(Dataset records)
□ □ □ □ □ □ □
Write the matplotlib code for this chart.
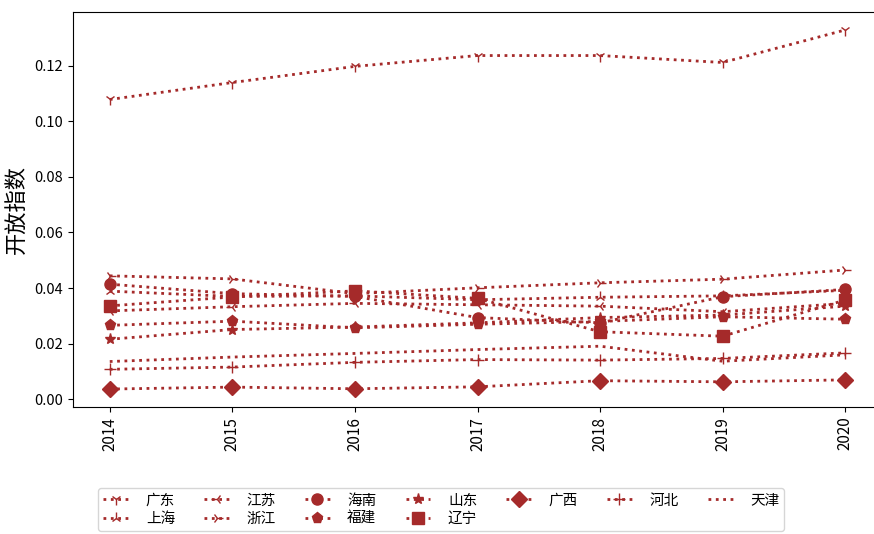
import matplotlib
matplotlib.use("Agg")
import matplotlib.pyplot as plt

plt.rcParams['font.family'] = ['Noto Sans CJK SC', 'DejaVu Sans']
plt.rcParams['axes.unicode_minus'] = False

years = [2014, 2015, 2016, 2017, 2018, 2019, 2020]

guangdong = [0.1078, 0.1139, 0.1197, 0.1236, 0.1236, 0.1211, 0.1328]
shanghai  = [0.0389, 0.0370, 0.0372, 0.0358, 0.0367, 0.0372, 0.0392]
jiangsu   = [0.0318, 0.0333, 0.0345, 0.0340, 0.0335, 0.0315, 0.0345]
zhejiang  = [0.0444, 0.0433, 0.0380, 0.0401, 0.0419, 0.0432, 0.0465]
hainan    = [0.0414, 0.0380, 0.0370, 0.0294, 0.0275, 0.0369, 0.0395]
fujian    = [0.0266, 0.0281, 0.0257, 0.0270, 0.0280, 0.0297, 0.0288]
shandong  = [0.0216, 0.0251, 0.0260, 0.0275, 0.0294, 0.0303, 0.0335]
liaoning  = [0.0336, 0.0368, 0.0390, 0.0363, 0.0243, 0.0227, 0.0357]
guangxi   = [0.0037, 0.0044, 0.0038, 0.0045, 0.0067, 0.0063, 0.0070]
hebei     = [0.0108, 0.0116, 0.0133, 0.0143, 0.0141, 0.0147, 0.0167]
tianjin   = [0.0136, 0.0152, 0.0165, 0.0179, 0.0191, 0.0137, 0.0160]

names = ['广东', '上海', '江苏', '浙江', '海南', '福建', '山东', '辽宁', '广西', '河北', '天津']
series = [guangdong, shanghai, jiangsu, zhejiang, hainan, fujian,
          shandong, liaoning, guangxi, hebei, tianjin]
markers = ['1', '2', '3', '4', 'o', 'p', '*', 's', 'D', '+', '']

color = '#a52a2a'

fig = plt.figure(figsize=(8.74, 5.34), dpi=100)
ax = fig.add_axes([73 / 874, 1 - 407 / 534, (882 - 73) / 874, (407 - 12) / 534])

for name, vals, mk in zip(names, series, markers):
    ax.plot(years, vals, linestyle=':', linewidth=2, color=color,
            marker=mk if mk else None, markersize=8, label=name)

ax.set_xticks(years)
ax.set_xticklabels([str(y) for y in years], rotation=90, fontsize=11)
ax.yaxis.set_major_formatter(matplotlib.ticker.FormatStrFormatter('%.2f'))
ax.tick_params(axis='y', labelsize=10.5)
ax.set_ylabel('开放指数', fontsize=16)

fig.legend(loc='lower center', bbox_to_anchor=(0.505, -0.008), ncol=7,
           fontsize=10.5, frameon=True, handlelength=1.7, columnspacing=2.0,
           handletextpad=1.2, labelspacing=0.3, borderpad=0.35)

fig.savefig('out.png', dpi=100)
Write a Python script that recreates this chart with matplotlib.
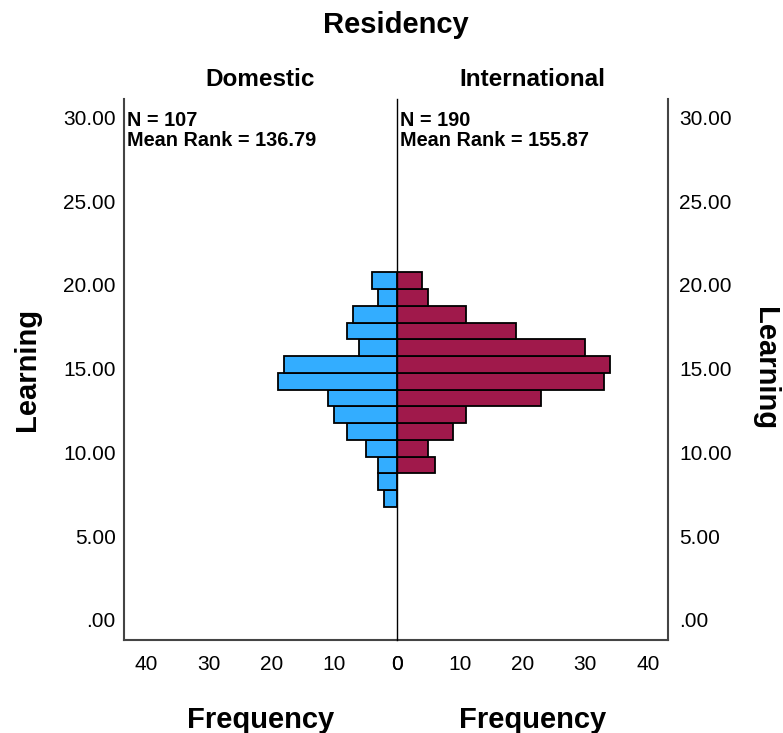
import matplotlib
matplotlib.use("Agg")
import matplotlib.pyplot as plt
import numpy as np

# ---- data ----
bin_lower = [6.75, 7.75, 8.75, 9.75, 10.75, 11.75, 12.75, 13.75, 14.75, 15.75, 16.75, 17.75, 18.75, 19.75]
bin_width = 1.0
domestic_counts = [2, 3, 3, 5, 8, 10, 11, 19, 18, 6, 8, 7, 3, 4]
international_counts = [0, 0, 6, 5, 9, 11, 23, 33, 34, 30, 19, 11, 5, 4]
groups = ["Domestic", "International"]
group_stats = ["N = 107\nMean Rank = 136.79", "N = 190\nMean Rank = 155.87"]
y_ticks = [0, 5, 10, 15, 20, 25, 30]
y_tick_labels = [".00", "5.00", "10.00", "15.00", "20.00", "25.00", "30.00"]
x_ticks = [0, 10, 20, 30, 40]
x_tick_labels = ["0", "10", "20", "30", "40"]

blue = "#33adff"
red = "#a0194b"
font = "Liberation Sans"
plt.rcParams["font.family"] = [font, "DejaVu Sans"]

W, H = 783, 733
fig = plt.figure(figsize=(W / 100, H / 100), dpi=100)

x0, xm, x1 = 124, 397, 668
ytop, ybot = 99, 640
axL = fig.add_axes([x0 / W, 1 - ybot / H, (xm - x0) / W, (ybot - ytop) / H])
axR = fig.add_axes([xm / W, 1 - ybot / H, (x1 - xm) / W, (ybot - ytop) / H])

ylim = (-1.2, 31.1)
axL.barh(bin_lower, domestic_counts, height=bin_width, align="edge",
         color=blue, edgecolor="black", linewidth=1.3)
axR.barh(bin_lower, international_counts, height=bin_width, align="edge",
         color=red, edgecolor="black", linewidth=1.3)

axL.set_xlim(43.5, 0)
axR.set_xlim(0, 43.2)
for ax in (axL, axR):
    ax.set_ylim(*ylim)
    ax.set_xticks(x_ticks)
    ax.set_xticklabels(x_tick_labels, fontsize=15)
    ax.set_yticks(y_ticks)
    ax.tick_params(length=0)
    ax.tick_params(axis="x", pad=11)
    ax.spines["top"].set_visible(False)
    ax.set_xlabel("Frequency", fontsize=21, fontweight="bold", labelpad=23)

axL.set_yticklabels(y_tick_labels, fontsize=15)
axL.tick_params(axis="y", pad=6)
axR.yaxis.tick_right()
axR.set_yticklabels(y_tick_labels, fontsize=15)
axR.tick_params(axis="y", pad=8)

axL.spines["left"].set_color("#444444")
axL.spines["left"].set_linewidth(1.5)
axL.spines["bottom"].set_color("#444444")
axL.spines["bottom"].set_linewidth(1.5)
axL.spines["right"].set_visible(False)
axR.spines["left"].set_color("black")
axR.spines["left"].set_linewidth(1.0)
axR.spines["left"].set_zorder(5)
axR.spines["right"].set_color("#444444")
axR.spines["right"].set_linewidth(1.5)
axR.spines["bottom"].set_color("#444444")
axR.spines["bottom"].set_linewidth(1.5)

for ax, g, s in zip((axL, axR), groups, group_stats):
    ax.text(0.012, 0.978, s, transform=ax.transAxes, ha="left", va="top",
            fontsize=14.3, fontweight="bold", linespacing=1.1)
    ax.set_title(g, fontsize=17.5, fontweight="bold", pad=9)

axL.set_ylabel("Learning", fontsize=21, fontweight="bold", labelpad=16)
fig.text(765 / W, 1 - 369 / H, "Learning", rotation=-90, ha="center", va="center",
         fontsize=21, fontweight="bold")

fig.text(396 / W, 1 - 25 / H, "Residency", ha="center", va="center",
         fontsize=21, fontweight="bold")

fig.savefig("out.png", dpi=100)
□ □ □ □ □ □ □
◆ What is required ◆
Write out the listing above again, exactly, but with no pictures in the copy.

◆ Result for this exercise ◆
Write the matplotlib code for this chart.
import matplotlib
matplotlib.use("Agg")
import matplotlib.pyplot as plt

plt.rcParams['font.family'] = ['Noto Sans CJK SC', 'DejaVu Sans']
plt.rcParams['axes.unicode_minus'] = False

years = [2014, 2015, 2016, 2017, 2018, 2019, 2020]

guangdong = [0.1078, 0.1139, 0.1197, 0.1236, 0.1236, 0.1211, 0.1328]
shanghai  = [0.0389, 0.0370, 0.0372, 0.0358, 0.0367, 0.0372, 0.0392]
jiangsu   = [0.0318, 0.0333, 0.0345, 0.0340, 0.0335, 0.0315, 0.0345]
zhejiang  = [0.0444, 0.0433, 0.0380, 0.0401, 0.0419, 0.0432, 0.0465]
hainan    = [0.0414, 0.0380, 0.0370, 0.0294, 0.0275, 0.0369, 0.0395]
fujian    = [0.0266, 0.0281, 0.0257, 0.0270, 0.0280, 0.0297, 0.0288]
shandong  = [0.0216, 0.0251, 0.0260, 0.0275, 0.0294, 0.0303, 0.0335]
liaoning  = [0.0336, 0.0368, 0.0390, 0.0363, 0.0243, 0.0227, 0.0357]
guangxi   = [0.0037, 0.0044, 0.0038, 0.0045, 0.0067, 0.0063, 0.0070]
hebei     = [0.0108, 0.0116, 0.0133, 0.0143, 0.0141, 0.0147, 0.0167]
tianjin   = [0.0136, 0.0152, 0.0165, 0.0179, 0.0191, 0.0137, 0.0160]

names = ['广东', '上海', '江苏', '浙江', '海南', '福建', '山东', '辽宁', '广西', '河北', '天津']
series = [guangdong, shanghai, jiangsu, zhejiang, hainan, fujian,
          shandong, liaoning, guangxi, hebei, tianjin]
markers = ['1', '2', '3', '4', 'o', 'p', '*', 's', 'D', '+', '']

color = '#a52a2a'

fig = plt.figure(figsize=(8.74, 5.34), dpi=100)
ax = fig.add_axes([73 / 874, 1 - 407 / 534, (882 - 73) / 874, (407 - 12) / 534])

for name, vals, mk in zip(names, series, markers):
    ax.plot(years, vals, linestyle=':', linewidth=2, color=color,
            marker=mk if mk else None, markersize=8, label=name)

ax.set_xticks(years)
ax.set_xticklabels([str(y) for y in years], rotation=90, fontsize=11)
ax.yaxis.set_major_formatter(matplotlib.ticker.FormatStrFormatter('%.2f'))
ax.tick_params(axis='y', labelsize=10.5)
ax.set_ylabel('开放指数', fontsize=16)

fig.legend(loc='lower center', bbox_to_anchor=(0.505, -0.008), ncol=7,
           fontsize=10.5, frameon=True, handlelength=1.7, columnspacing=2.0,
           handletextpad=1.2, labelspacing=0.3, borderpad=0.35)

fig.savefig('out.png', dpi=100)
Write a Python script that recreates this chart with matplotlib.
import matplotlib
matplotlib.use("Agg")
import matplotlib.pyplot as plt
import numpy as np

# ---- data ----
bin_lower = [6.75, 7.75, 8.75, 9.75, 10.75, 11.75, 12.75, 13.75, 14.75, 15.75, 16.75, 17.75, 18.75, 19.75]
bin_width = 1.0
domestic_counts = [2, 3, 3, 5, 8, 10, 11, 19, 18, 6, 8, 7, 3, 4]
international_counts = [0, 0, 6, 5, 9, 11, 23, 33, 34, 30, 19, 11, 5, 4]
groups = ["Domestic", "International"]
group_stats = ["N = 107\nMean Rank = 136.79", "N = 190\nMean Rank = 155.87"]
y_ticks = [0, 5, 10, 15, 20, 25, 30]
y_tick_labels = [".00", "5.00", "10.00", "15.00", "20.00", "25.00", "30.00"]
x_ticks = [0, 10, 20, 30, 40]
x_tick_labels = ["0", "10", "20", "30", "40"]

blue = "#33adff"
red = "#a0194b"
font = "Liberation Sans"
plt.rcParams["font.family"] = [font, "DejaVu Sans"]

W, H = 783, 733
fig = plt.figure(figsize=(W / 100, H / 100), dpi=100)

x0, xm, x1 = 124, 397, 668
ytop, ybot = 99, 640
axL = fig.add_axes([x0 / W, 1 - ybot / H, (xm - x0) / W, (ybot - ytop) / H])
axR = fig.add_axes([xm / W, 1 - ybot / H, (x1 - xm) / W, (ybot - ytop) / H])

ylim = (-1.2, 31.1)
axL.barh(bin_lower, domestic_counts, height=bin_width, align="edge",
         color=blue, edgecolor="black", linewidth=1.3)
axR.barh(bin_lower, international_counts, height=bin_width, align="edge",
         color=red, edgecolor="black", linewidth=1.3)

axL.set_xlim(43.5, 0)
axR.set_xlim(0, 43.2)
for ax in (axL, axR):
    ax.set_ylim(*ylim)
    ax.set_xticks(x_ticks)
    ax.set_xticklabels(x_tick_labels, fontsize=15)
    ax.set_yticks(y_ticks)
    ax.tick_params(length=0)
    ax.tick_params(axis="x", pad=11)
    ax.spines["top"].set_visible(False)
    ax.set_xlabel("Frequency", fontsize=21, fontweight="bold", labelpad=23)

axL.set_yticklabels(y_tick_labels, fontsize=15)
axL.tick_params(axis="y", pad=6)
axR.yaxis.tick_right()
axR.set_yticklabels(y_tick_labels, fontsize=15)
axR.tick_params(axis="y", pad=8)

axL.spines["left"].set_color("#444444")
axL.spines["left"].set_linewidth(1.5)
axL.spines["bottom"].set_color("#444444")
axL.spines["bottom"].set_linewidth(1.5)
axL.spines["right"].set_visible(False)
axR.spines["left"].set_color("black")
axR.spines["left"].set_linewidth(1.0)
axR.spines["left"].set_zorder(5)
axR.spines["right"].set_color("#444444")
axR.spines["right"].set_linewidth(1.5)
axR.spines["bottom"].set_color("#444444")
axR.spines["bottom"].set_linewidth(1.5)

for ax, g, s in zip((axL, axR), groups, group_stats):
    ax.text(0.012, 0.978, s, transform=ax.transAxes, ha="left", va="top",
            fontsize=14.3, fontweight="bold", linespacing=1.1)
    ax.set_title(g, fontsize=17.5, fontweight="bold", pad=9)

axL.set_ylabel("Learning", fontsize=21, fontweight="bold", labelpad=16)
fig.text(765 / W, 1 - 369 / H, "Learning", rotation=-90, ha="center", va="center",
         fontsize=21, fontweight="bold")

fig.text(396 / W, 1 - 25 / H, "Residency", ha="center", va="center",
         fontsize=21, fontweight="bold")

fig.savefig("out.png", dpi=100)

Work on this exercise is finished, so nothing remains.